- [AVAILABLE DATA]:
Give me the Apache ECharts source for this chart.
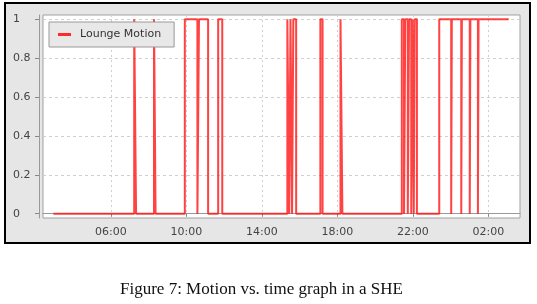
<!DOCTYPE html>
<html>
<head>
<meta charset="utf-8">
<script src="https://cdn.jsdelivr.net/npm/echarts@6/dist/echarts.min.js"></script>
<style>
  html, body { margin: 0; padding: 0; background: #fff; }
  #chart { width: 537px; height: 304px; }
</style>
</head>
<body>
<div id="chart"></div>
<script>
// state changes of the lounge motion sensor (hours past 24 are the next day)
const eventTimes = [
  '02:57', '07:14', '07:20', '08:17', '08:22', '09:55', '10:35', '10:40',
  '11:09', '11:41', '11:54', '15:21', '15:27', '15:31', '15:36', '15:40',
  '15:49', '17:06', '17:13', '18:10', '18:16', '21:25', '21:32', '21:36',
  '21:44', '21:48', '21:55', '21:59', '22:03', '22:06', '22:13', '23:24',
  '24:02', '24:04', '24:34', '24:36', '25:01', '25:03', '25:27', '25:29',
  '27:05'
]
const motionValues = [
  0, 1, 0, 1, 0, 1, 0, 1,
  0, 1, 0, 1, 0, 1, 0, 1,
  0, 1, 0, 1, 0, 1, 0, 1,
  0, 1, 0, 1, 0, 1, 0, 1,
  0, 1, 0, 1, 0, 1, 0, 1,
  1
]
const xTicks = [6, 10, 14, 18, 22, 26]
const yTicks = [0, 0.2, 0.4, 0.6, 0.8, 1]

const toHours = (s) => {
  const [h, m] = s.split(':').map(Number)
  return h + m / 60
}
const data = eventTimes.map((t, i) => [toHours(t), motionValues[i]])

const chart = echarts.init(document.getElementById('chart'))
const labelColor = '#444'
const fontFamily = 'DejaVu Sans'

chart.setOption({
  animation: false,
  textStyle: { fontFamily },
  graphic: [
    {
      type: 'rect',
      z: -10,
      shape: { x: 5, y: 3, width: 525, height: 240 },
      style: { fill: '#e6e6e6', stroke: '#000', lineWidth: 2 },
    },
    {
      type: 'text',
      left: 120,
      top: 281,
      style: {
        text: 'Figure 7: Motion vs. time graph in a SHE',
        font: '17px "Liberation Serif"',
        fill: '#111',
      },
    },
  ],
  grid: {
    left: 43,
    top: 15,
    right: 17,
    bottom: 86,
    show: true,
    backgroundColor: '#fff',
    borderColor: '#a0a0a0',
    borderWidth: 1,
  },
  legend: {
    left: 49,
    top: 22,
    padding: [7, 13, 7, 9],
    backgroundColor: '#e8e8e8',
    borderColor: '#999',
    borderWidth: 1,
    icon: 'rect',
    itemWidth: 13,
    itemHeight: 3,
    itemGap: 10,
    textStyle: { fontSize: 11, color: '#333', padding: [0, 0, 0, 4] },
    data: ['Lounge Motion'],
  },
  xAxis: {
    type: 'value',
    min: 2.4,
    max: 27.68,
    offset: 2,
    axisLine: { lineStyle: { color: '#999' } },
    axisTick: { show: true, length: 3, customValues: xTicks, lineStyle: { color: '#888' } },
    axisLabel: {
      customValues: xTicks,
      color: labelColor,
      fontSize: 11,
      margin: 7,
      formatter: (v) => String(Math.round(v) % 24).padStart(2, '0') + ':00',
    },
    splitLine: { show: true, lineStyle: { color: '#cfcfcf', type: [2, 3] } },
  },
  yAxis: {
    type: 'value',
    min: -0.022,
    max: 1.022,
    offset: 4,
    axisLine: { show: true, lineStyle: { color: '#999' } },
    axisTick: { show: true, length: 4, customValues: yTicks, lineStyle: { color: '#888' } },
    axisLabel: {
      customValues: yTicks,
      color: labelColor,
      fontSize: 11,
      align: 'left',
      margin: 26,
      formatter: (v) => (v === 0 || v === 1 ? String(v) : v.toFixed(1)),
    },
    splitLine: { show: true, lineStyle: { color: '#cfcfcf', type: [3, 3] } },
  },
  series: [
    {
      name: 'Lounge Motion',
      type: 'line',
      step: 'end',
      data: data,
      symbol: 'none',
      color: '#ff2a2a',
      lineStyle: { width: 2, color: 'rgba(255, 20, 20, 0.8)' },
      emphasis: { disabled: true },
    },
  ],
})
</script>
</body>
</html>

- [EXERCISE DIRECTIONS]: Transcribe the material exactly, leaving every picture out.

- [TASK OUTPUT]:
Give me the Apache ECharts source for this chart.
<!DOCTYPE html>
<html>
<head>
<meta charset="utf-8">
<script src="https://cdn.jsdelivr.net/npm/echarts@6/dist/echarts.min.js"></script>
<style>
  html, body { margin: 0; padding: 0; background: #fff; }
  #chart { width: 537px; height: 304px; }
</style>
</head>
<body>
<div id="chart"></div>
<script>
// state changes of the lounge motion sensor (hours past 24 are the next day)
const eventTimes = [
  '02:57', '07:14', '07:20', '08:17', '08:22', '09:55', '10:35', '10:40',
  '11:09', '11:41', '11:54', '15:21', '15:27', '15:31', '15:36', '15:40',
  '15:49', '17:06', '17:13', '18:10', '18:16', '21:25', '21:32', '21:36',
  '21:44', '21:48', '21:55', '21:59', '22:03', '22:06', '22:13', '23:24',
  '24:02', '24:04', '24:34', '24:36', '25:01', '25:03', '25:27', '25:29',
  '27:05'
]
const motionValues = [
  0, 1, 0, 1, 0, 1, 0, 1,
  0, 1, 0, 1, 0, 1, 0, 1,
  0, 1, 0, 1, 0, 1, 0, 1,
  0, 1, 0, 1, 0, 1, 0, 1,
  0, 1, 0, 1, 0, 1, 0, 1,
  1
]
const xTicks = [6, 10, 14, 18, 22, 26]
const yTicks = [0, 0.2, 0.4, 0.6, 0.8, 1]

const toHours = (s) => {
  const [h, m] = s.split(':').map(Number)
  return h + m / 60
}
const data = eventTimes.map((t, i) => [toHours(t), motionValues[i]])

const chart = echarts.init(document.getElementById('chart'))
const labelColor = '#444'
const fontFamily = 'DejaVu Sans'

chart.setOption({
  animation: false,
  textStyle: { fontFamily },
  graphic: [
    {
      type: 'rect',
      z: -10,
      shape: { x: 5, y: 3, width: 525, height: 240 },
      style: { fill: '#e6e6e6', stroke: '#000', lineWidth: 2 },
    },
    {
      type: 'text',
      left: 120,
      top: 281,
      style: {
        text: 'Figure 7: Motion vs. time graph in a SHE',
        font: '17px "Liberation Serif"',
        fill: '#111',
      },
    },
  ],
  grid: {
    left: 43,
    top: 15,
    right: 17,
    bottom: 86,
    show: true,
    backgroundColor: '#fff',
    borderColor: '#a0a0a0',
    borderWidth: 1,
  },
  legend: {
    left: 49,
    top: 22,
    padding: [7, 13, 7, 9],
    backgroundColor: '#e8e8e8',
    borderColor: '#999',
    borderWidth: 1,
    icon: 'rect',
    itemWidth: 13,
    itemHeight: 3,
    itemGap: 10,
    textStyle: { fontSize: 11, color: '#333', padding: [0, 0, 0, 4] },
    data: ['Lounge Motion'],
  },
  xAxis: {
    type: 'value',
    min: 2.4,
    max: 27.68,
    offset: 2,
    axisLine: { lineStyle: { color: '#999' } },
    axisTick: { show: true, length: 3, customValues: xTicks, lineStyle: { color: '#888' } },
    axisLabel: {
      customValues: xTicks,
      color: labelColor,
      fontSize: 11,
      margin: 7,
      formatter: (v) => String(Math.round(v) % 24).padStart(2, '0') + ':00',
    },
    splitLine: { show: true, lineStyle: { color: '#cfcfcf', type: [2, 3] } },
  },
  yAxis: {
    type: 'value',
    min: -0.022,
    max: 1.022,
    offset: 4,
    axisLine: { show: true, lineStyle: { color: '#999' } },
    axisTick: { show: true, length: 4, customValues: yTicks, lineStyle: { color: '#888' } },
    axisLabel: {
      customValues: yTicks,
      color: labelColor,
      fontSize: 11,
      align: 'left',
      margin: 26,
      formatter: (v) => (v === 0 || v === 1 ? String(v) : v.toFixed(1)),
    },
    splitLine: { show: true, lineStyle: { color: '#cfcfcf', type: [3, 3] } },
  },
  series: [
    {
      name: 'Lounge Motion',
      type: 'line',
      step: 'end',
      data: data,
      symbol: 'none',
      color: '#ff2a2a',
      lineStyle: { width: 2, color: 'rgba(255, 20, 20, 0.8)' },
      emphasis: { disabled: true },
    },
  ],
})
</script>
</body>
</html>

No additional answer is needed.